---- PROVIDED DATA
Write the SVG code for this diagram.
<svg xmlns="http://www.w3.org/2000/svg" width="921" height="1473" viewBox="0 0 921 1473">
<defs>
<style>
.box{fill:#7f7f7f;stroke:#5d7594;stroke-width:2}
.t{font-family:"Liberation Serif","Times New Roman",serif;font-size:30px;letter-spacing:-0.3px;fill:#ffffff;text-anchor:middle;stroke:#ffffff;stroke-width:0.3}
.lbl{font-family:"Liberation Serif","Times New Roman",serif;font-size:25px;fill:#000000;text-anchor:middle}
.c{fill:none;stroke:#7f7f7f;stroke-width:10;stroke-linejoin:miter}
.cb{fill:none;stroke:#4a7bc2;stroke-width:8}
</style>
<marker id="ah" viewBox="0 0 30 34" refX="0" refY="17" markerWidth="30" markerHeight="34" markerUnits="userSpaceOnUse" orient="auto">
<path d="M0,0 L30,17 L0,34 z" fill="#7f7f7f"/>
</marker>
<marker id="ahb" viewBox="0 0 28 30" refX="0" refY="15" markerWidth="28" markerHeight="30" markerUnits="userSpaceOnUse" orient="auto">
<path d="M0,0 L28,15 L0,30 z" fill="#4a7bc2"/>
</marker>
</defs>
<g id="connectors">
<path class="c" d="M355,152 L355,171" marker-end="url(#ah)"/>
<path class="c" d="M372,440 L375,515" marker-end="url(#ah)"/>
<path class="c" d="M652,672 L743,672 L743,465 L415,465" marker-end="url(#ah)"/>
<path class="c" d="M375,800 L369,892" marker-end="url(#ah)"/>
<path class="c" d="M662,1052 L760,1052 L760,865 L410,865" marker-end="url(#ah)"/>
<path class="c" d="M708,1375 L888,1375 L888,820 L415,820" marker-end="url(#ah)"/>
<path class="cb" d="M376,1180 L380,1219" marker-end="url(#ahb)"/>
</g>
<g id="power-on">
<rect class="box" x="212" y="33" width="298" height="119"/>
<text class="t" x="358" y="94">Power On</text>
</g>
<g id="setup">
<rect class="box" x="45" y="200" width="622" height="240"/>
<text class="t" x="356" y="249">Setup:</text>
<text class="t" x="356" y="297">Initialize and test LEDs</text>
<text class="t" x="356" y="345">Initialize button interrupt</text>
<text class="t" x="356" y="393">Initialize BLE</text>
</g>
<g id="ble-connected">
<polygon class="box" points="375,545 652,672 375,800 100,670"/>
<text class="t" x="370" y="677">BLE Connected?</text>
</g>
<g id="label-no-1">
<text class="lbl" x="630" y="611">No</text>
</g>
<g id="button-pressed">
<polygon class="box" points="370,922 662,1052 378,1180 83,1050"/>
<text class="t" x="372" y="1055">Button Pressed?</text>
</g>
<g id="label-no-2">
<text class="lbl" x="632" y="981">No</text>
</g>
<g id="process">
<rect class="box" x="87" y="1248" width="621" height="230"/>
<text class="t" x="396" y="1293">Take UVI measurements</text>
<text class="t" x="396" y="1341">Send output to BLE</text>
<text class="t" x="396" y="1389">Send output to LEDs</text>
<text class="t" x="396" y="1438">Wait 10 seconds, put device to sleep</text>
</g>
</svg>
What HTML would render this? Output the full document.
--------
TASK —
From the entries above, extract every line where the word "this" appears.

THE RESPONSE —
Write the SVG code for this diagram.
What HTML would render this? Output the full document.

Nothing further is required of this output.